The extension business is also growing in Europe. An estimated 20 percent of Russian hair is used domestically, by the well coiffed of Moscow and St. Petersburg.
The blond harvest is not necessarily new, having followed an economic development path in recent decades, moving from Western Europe in the 1960s and ’70s, through Poland in the ’80s and to Ukraine and Russia after the breakup of the Soviet Union in 1991. But as more of the world’s light-haired woman have climbed the economic ladder, the search for poor blondes willing to part with their locks has become ever more difficult.
“It’s not hard to understand why people in Ukraine sell their hair a hundred times more often than people in Sweden,” David Elman, a co-owner of Raw Virgin Hair Company, an importer based in Kiev, Ukraine, said in a telephone interview. “They are not doing it for fun. Usually, only people who have temporary financial difficulties in depressed regions sell their hair.”
Here in Mosalsk, a 16-inch braid, the shortest length a buyer will consider, fetches about $50.
Natalya N. Vinokurova, 26, grew up nearby in Yukhnov, a town where half the homes lack indoor plumbing and the average monthly wage is about $300. What little cash-crop agriculture there once was collapsed with the Soviet Union.
But Ms. Vinokurova cultivated something with market value: strawberry blond hair that hung to her waist before she sold it.
“I wore it in a braid, a ponytail, different ways,” she said. “But I got sick of it, and all the other girls have short hair, so I cut it,” and then sold it, she said with a shrug. She now wears a bob and has no immediate plans to grow it to a marketable length, which she said would take years.
Mr. Kuznetsov’s company here, Belli Capelli, which processes human hair into extension kits, is the largest business of its type in Russia, with annual revenue of about $16 million.
Kicking mud from his boots, he clambered into a Land Rover to tour the buildings here and in a neighboring town where a few dozen employees wash, dye and comb hair, then sort it by hue and length. At one sorting table, where about 500 braids were laid out, he stopped to extol the quality of his product. The best hair, he said, is honey-hued, changes color in the light and is soft to the touch.
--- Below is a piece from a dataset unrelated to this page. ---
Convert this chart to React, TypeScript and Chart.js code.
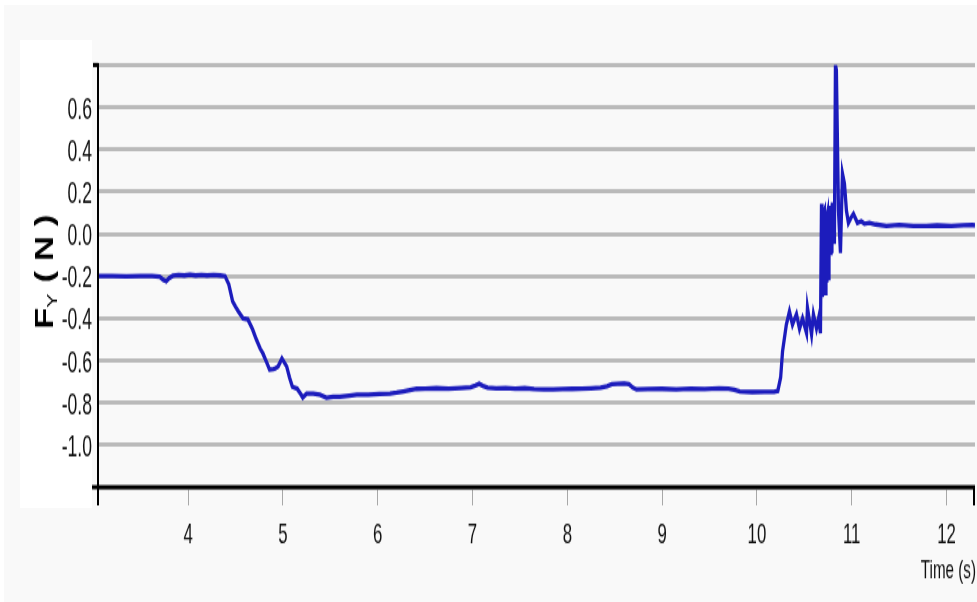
import React, { useEffect, useRef } from 'react';
import { Chart, registerables } from 'chart.js';

Chart.register(...registerables);

// Time (s)
const times: number[] = [
  3.05, 3.2, 3.35, 3.5, 3.62, 3.7, 3.74, 3.77, 3.8, 3.84, 3.9, 3.96, 4.02, 4.08, 4.14, 4.2, 4.27, 4.34, 4.39,
  4.43, 4.47, 4.5, 4.53, 4.58, 4.63, 4.68, 4.72, 4.76, 4.79, 4.83, 4.86, 4.9, 4.92, 4.95, 4.99, 5.04, 5.07,
  5.1, 5.15, 5.19, 5.21, 5.25, 5.32, 5.39, 5.46, 5.53, 5.6, 5.7, 5.78, 5.9, 6.02, 6.13, 6.2, 6.27, 6.34,
  6.41, 6.5, 6.62, 6.75, 6.88, 6.98, 7.03, 7.07, 7.11, 7.16, 7.25, 7.35, 7.45, 7.55, 7.65, 7.75, 7.85,
  7.95, 8.05, 8.15, 8.25, 8.35, 8.42, 8.47, 8.53, 8.6, 8.65, 8.69, 8.73, 8.85, 9.0, 9.15, 9.3, 9.45, 9.6,
  9.7, 9.76, 9.82, 9.95, 10.08, 10.18, 10.22, 10.25, 10.27, 10.31, 10.343, 10.375, 10.417, 10.449, 10.481,
  10.523, 10.533, 10.576, 10.596, 10.628, 10.65, 10.67, 10.681, 10.686, 10.691, 10.697, 10.702, 10.707,
  10.712, 10.717, 10.722, 10.728, 10.733, 10.738, 10.744, 10.749, 10.754, 10.76, 10.765, 10.77, 10.775,
  10.78, 10.786, 10.791, 10.796, 10.801, 10.806, 10.812, 10.817, 10.828, 10.838, 10.86, 10.881, 10.902,
  10.923, 10.944, 10.965, 10.99, 11.018, 11.06, 11.1, 11.134, 11.186, 11.25, 11.366, 11.5, 11.65, 11.787,
  11.9, 12.05, 12.18, 12.272, 12.3,
];

// F_Y (N)
const forceY: number[] = [
  -0.2, -0.199, -0.201, -0.2, -0.199, -0.203, -0.218, -0.224, -0.21, -0.198, -0.194, -0.197, -0.193, -0.197,
  -0.194, -0.197, -0.195, -0.197, -0.2,
  -0.24, -0.32, -0.345, -0.367, -0.4, -0.405, -0.452, -0.5, -0.543, -0.567, -0.61, -0.643, -0.64, -0.638,
  -0.628, -0.59, -0.628, -0.68, -0.724, -0.733, -0.76, -0.775, -0.757, -0.757, -0.762, -0.776, -0.772,
  -0.771, -0.766, -0.762, -0.761, -0.758, -0.757, -0.752, -0.746, -0.74, -0.734, -0.733, -0.731, -0.733,
  -0.73, -0.727, -0.718, -0.71, -0.72, -0.728, -0.732, -0.73, -0.733, -0.731, -0.735, -0.737, -0.736,
  -0.735, -0.734, -0.733, -0.731, -0.728, -0.722, -0.712, -0.71, -0.708, -0.712, -0.728, -0.737, -0.735,
  -0.734, -0.736, -0.733, -0.735, -0.732, -0.733, -0.738, -0.746, -0.749, -0.748, -0.748, -0.744, -0.68,
  -0.557, -0.43, -0.367, -0.43, -0.38, -0.45, -0.4, -0.47, -0.35, -0.476, -0.38, -0.448, -0.4, -0.47,
  0.143, -0.1, -0.3, 0.06, -0.12, 0.1, 0.11, -0.25, -0.28, 0.02, -0.22, 0.08, 0.095, -0.15, -0.21, 0.1,
  0.03, -0.05, 0.133, -0.1, -0.08, 0.12, 0.148, 0.0, -0.02, 0.06, -0.048, 0.8, 0.776, 0.11, -0.09, 0.286,
  0.238, 0.11, 0.052, 0.075, 0.095, 0.052, 0.06, 0.048, 0.052, 0.045, 0.038, 0.042, 0.037, 0.038, 0.04,
  0.038, 0.041, 0.043, 0.04,
];

const xTickLabels: number[] = [4, 5, 6, 7, 8, 9, 10, 11, 12];
const yTickLabels: string[] = ['-1.0', '-0.8', '-0.6', '-0.4', '-0.2', '0.0', '0.2', '0.4', '0.6'];

const xTitle = 'Time (s)';
const yTitleMain = 'F';
const yTitleSub = 'Y';
const yTitleRest = ' ( N )';

const SANS = "'Liberation Sans', Arial, sans-serif";
const NARROW_SCALE = 0.8;

const fmt = (v: number) => (Math.abs(v) < 1e-9 ? '0.0' : v.toFixed(1));

function narrowText(ctx: any, text: string, x: number, y: number, align: string, size: number) {
  ctx.save();
  ctx.translate(x, y);
  ctx.scale(NARROW_SCALE, 1);
  ctx.font = `${size}px ${SANS}`;
  ctx.textAlign = align;
  ctx.textBaseline = 'alphabetic';
  ctx.fillText(text, 0, 0);
  ctx.restore();
}

const decorPlugin = {
  id: 'decor',
  afterDraw(chart: any) {
    const { ctx, chartArea: ca } = chart;
    const xs = chart.scales.x;
    const ys = chart.scales.y;
    ctx.save();
    ctx.strokeStyle = '#000';
    // x axis line
    ctx.lineWidth = 3;
    ctx.beginPath();
    ctx.moveTo(92, ca.bottom);
    ctx.lineTo(ca.right, ca.bottom);
    ctx.stroke();
    // top stub
    ctx.beginPath();
    ctx.moveTo(93, ca.top);
    ctx.lineTo(ca.left, ca.top);
    ctx.stroke();
    // y axis line
    ctx.lineWidth = 2;
    ctx.beginPath();
    ctx.moveTo(ca.left, ca.top - 1.5);
    ctx.lineTo(ca.left, ca.bottom + 13);
    ctx.stroke();
    // right end tick
    ctx.beginPath();
    ctx.moveTo(ca.right - 1, ca.bottom);
    ctx.lineTo(ca.right - 1, ca.bottom + 13);
    ctx.stroke();

    // tick labels (condensed), positioned by the chart's scales
    ctx.fillStyle = '#111';
    xs.ticks.forEach((t: any) => {
      if (!xTickLabels.includes(t.value)) return;
      narrowText(ctx, String(t.value), xs.getPixelForValue(t.value), 388, 'center', 21);
    });
    ys.ticks.forEach((t: any) => {
      const s = fmt(t.value);
      if (!yTickLabels.includes(s)) return;
      narrowText(ctx, s, 92, ys.getPixelForValue(t.value) + 8, 'right', 22);
    });
    narrowText(ctx, xTitle, ca.right + 1, 413, 'right', 19);

    // y title
    ctx.translate(44, 194);
    ctx.rotate(-Math.PI / 2);
    ctx.fillStyle = '#000';
    ctx.textBaseline = 'alphabetic';
    ctx.textAlign = 'left';
    const mainFont = `bold 25px ${SANS}`;
    const subFont = `15px ${SANS}`;
    ctx.font = mainFont;
    const wF = ctx.measureText(yTitleMain).width;
    const wR = ctx.measureText(yTitleRest).width;
    ctx.font = subFont;
    const wS = ctx.measureText(yTitleSub).width;
    const total = wF + wS + 1 + wR;
    let x = -total / 2;
    const base = 9;
    ctx.font = mainFont;
    ctx.fillText(yTitleMain, x, base);
    x += wF;
    ctx.font = subFont;
    ctx.fillText(yTitleSub, x, base + 4);
    x += wS + 1;
    ctx.font = mainFont;
    ctx.fillText(yTitleRest, x, base);
    ctx.restore();
  },
};

export default function App() {
  const ref = useRef<HTMLCanvasElement>(null);

  useEffect(() => {
    if (!ref.current) return;
    const points = times.map((t, i) => ({ x: t, y: forceY[i] }));
    const chart = new Chart(ref.current, {
      type: 'line',
      data: {
        datasets: [
          {
            data: points,
            borderColor: '#1c1cbc',
            borderWidth: 3.3,
            pointRadius: 0,
            tension: 0,
            fill: false,
          },
        ],
      },
      options: {
        animation: false,
        responsive: false,
        devicePixelRatio: 1,
        layout: { padding: { top: 46.4, right: 2, left: 0, bottom: 0 } },
        plugins: {
          legend: { display: false },
          tooltip: { enabled: false },
        },
        scales: {
          x: {
            type: 'linear',
            min: 3.05,
            max: 12.3,
            afterFit: (s: any) => {
              s.height = 82;
            },
            border: { display: false },
            grid: {
              drawOnChartArea: false,
              drawTicks: true,
              tickLength: 13,
              tickColor: '#a8a8a8',
              lineWidth: 1,
            },
            ticks: {
              display: false,
              stepSize: 1,
              includeBounds: false,
              autoSkip: false,
            },
          },
          y: {
            type: 'linear',
            min: -1.2,
            max: 0.8,
            afterFit: (s: any) => {
              s.width = 98;
            },
            border: { display: false },
            grid: { color: '#bababa', lineWidth: 3, drawTicks: false },
            ticks: {
              display: false,
              stepSize: 0.2,
            },
          },
        },
      },
      plugins: [decorPlugin],
    } as any);
    return () => chart.destroy();
  }, []);

  return (
    <div
      style={{
        position: 'fixed',
        left: 0,
        top: 0,
        width: 977,
        height: 602,
        background: '#fff',
        overflow: 'hidden',
      }}
    >
      <div style={{ position: 'absolute', left: 4, top: 5, right: 0, bottom: 0, background: '#f9f9f9' }} />
      <div style={{ position: 'absolute', left: 20, top: 40, width: 72, height: 468, background: '#fff' }} />
      <div
        style={{
          position: 'absolute',
          left: 0,
          top: 0,
          width: 977,
          height: 430,
          transform: 'scaleY(1.4)',
          transformOrigin: '0 0',
        }}
      >
        <canvas ref={ref} width={977} height={430} style={{ display: 'block', width: '977px', height: '430px' }} />
      </div>
    </div>
  );
}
“This is capitalism,” he said. “The people with money want to distinguish themselves from the people with no money. Why does one woman sell her hair to another? The person with money wants to look better than the person without money.”
American customers are typically unconcerned about the origins of extensions, other than to ask if they are hygienic, said Ron Landzaat, founder of Hair Extensions Guide, a trade group in Santa Rosa, Calif., who said the hair was sterilized by boiling it.
“They are concerned about their looks more than anything else,” Mr. Landzaat said by telephone.
Obtaining adequate supplies is the industry’s biggest challenge.
Great Lengths, the Italian supplier to the American market, obtains hair that women have ritualistically donated to temples in India, and says it can be dyed to match most hair types. Others in the business, including Mr. Kuznetsov, say European hair is a better option for women with light hair, and so is prized.
Russian factory towns in the Ural Mountains, about 900 miles east of Mosalsk, became such contested territory among hair buyers that in 2006 one was shot in a dispute with another, suggesting Russian organized crime involvement, the newspaper Kommersant reported.
Although Mr. Kuznetsov has no local rivals that he knows of, he keeps a security guard posted at the entrance to his storeroom. The milk crates, filled with the hair of thousands of women and sorted by categories including “Southern Russian” and “Russian Gold,” might make an alluring target for a heist.
Most hair comes from buyers who roam the rougher parts of Russia, Ukraine and other former Soviet states, posting fliers on utility poles offering money for hair. In Belarus, President Aleksandr G. Lukashenko, a staunch nationalist, has placed such tight controls on small entrepreneurs that the trade is all but impossible, to the regret of those in the business, because the country is poor and has an abundance of blond women.
Generally, about 70 percent of the hair bought in Russia comes from locks kept at home from previous haircuts. Some Ukrainian and Russian women, for example, traditionally cut their hair after the birth of their first child, and may decide only years later to sell it. In areas of dire poverty, it is a final resource to tap in times of desperation.
The rest is bought, often after some haggling, directly from the head of the seller, who then gets a haircut on the spot. As a courtesy, in Russia, the deal is nearly always done in a salon so a hairdresser can cut carefully.
“Some women cut their hair to change their style, others need the money,” said Sergei V. Kotlubi, a buyer who plies the blighted industrial regions near the city of Novosibirsk in Siberia. “It’s like fishing. You never know what you will catch.”